In article
,
"Frank Dresser" wrote:

wrote in message
oups.com...

Frank Dresser wrote:

Am I reading the nifty formulae wrong? It looks to me like he's
deriving the distortion of a diode detector from the modulation
index only. My sense of these things says that a 50% modulated
signal at a tenth of a volt is going to have much more distortion
than a 50% modulated signal at 10 volts.

Frank Dresser

Very few radios drive the detector with anything near 10V. The R390
and R392 have the highest diode drive voltages I have seen and I
think they are less then about 3V.

The range is extreme, but not outlandish.


Most modern, IE "solid state", receivers I have measured have less
1V. All that I have seen that use discrete diode detectors as
oppossed to ICs, have farily high AF gain stages.

But I'd expect considerably less distortion at 3V rather than 1V.

And I'd also expect that no radio really uses a square law detector
to detect the audio. Real detectors try to linerize a diode's
operation by lightly loading the detector with a reletively high
resistance and trying to minimize operation in the diode's "square
law" area. Both voltage and AC/DC impedance are important
considerations in determing diode audio detector distortion.

I suspect the term "square law detector" is the same sort of term as
"first detector" -- what's now known as a mixer.

I know I've been tripped up by these archaic terms before.

I'm not a radio circuit designer but detectors circuits are designed for
a certain situation and will not produce the expected output if the
expected input conditions do not exist. All RF carrier and sidebands
(tones) are an alternating wave forms. To recover the AM modulated
information the sideband tones are rectified and averaged, which is the
low frequency audio modulation. The sideband tones are usually much
lower than the carrier but the detector rectifies all of these signals.
For the detector design a minimum signal level is required for it to
rectify the side band tones and the designs have depended on the carrier
to be there so that the detector is switching on and off into the liner
region of the diode. If the carrier is not there then the sideband tone
signal is switching the diode on and off resulting in a lot of
distortion.

The sync detection uses a PLL circuit to lock a local oscillator to the
received carrier and that is summed with the received carrier and side
band tones so that when the received carrier disappears due to selective
fading the locked local oscillator signal is enough to keep the detector
operating in its liner region with just the side band tones present.

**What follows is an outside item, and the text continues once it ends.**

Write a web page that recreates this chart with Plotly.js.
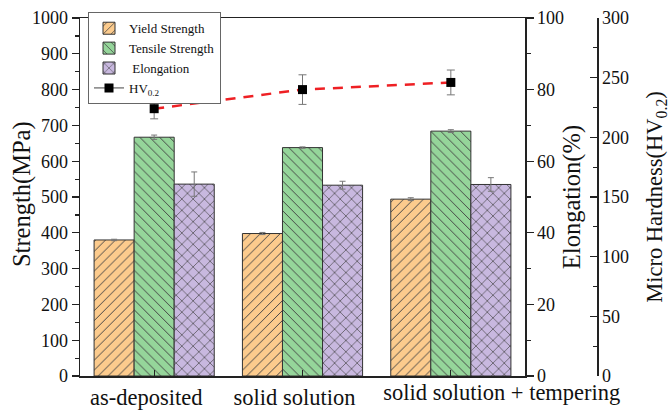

The same thing happens using a BFO or when you switch to SSB mode on a
radio but here the local oscillator is not locked to the received
carrier and you have to tune the radio very carefully to get it spot on
the received carrier frequency so the side tones are reproduced at the
original modulation audio frequencies.

Before sync detection circuit designers would use diodes with smaller
non-liner switching regions using germanium for example with lower
forward voltages. These diodes would need less signal power to turn on
and off into the liner region of it operating curves so less energy from
the carrier would be needed to keep the detector in its liner region.
This is a help when the received carrier only fades a little but does
not help if fades a lot or disappears.

Some detector designs would use a DC bias on the diode to put it on the
edge of its liner region to improve its small signal sensitivity. The
optimum bias voltage will depend on the diode characteristics.

--
Telamon
Ventura, California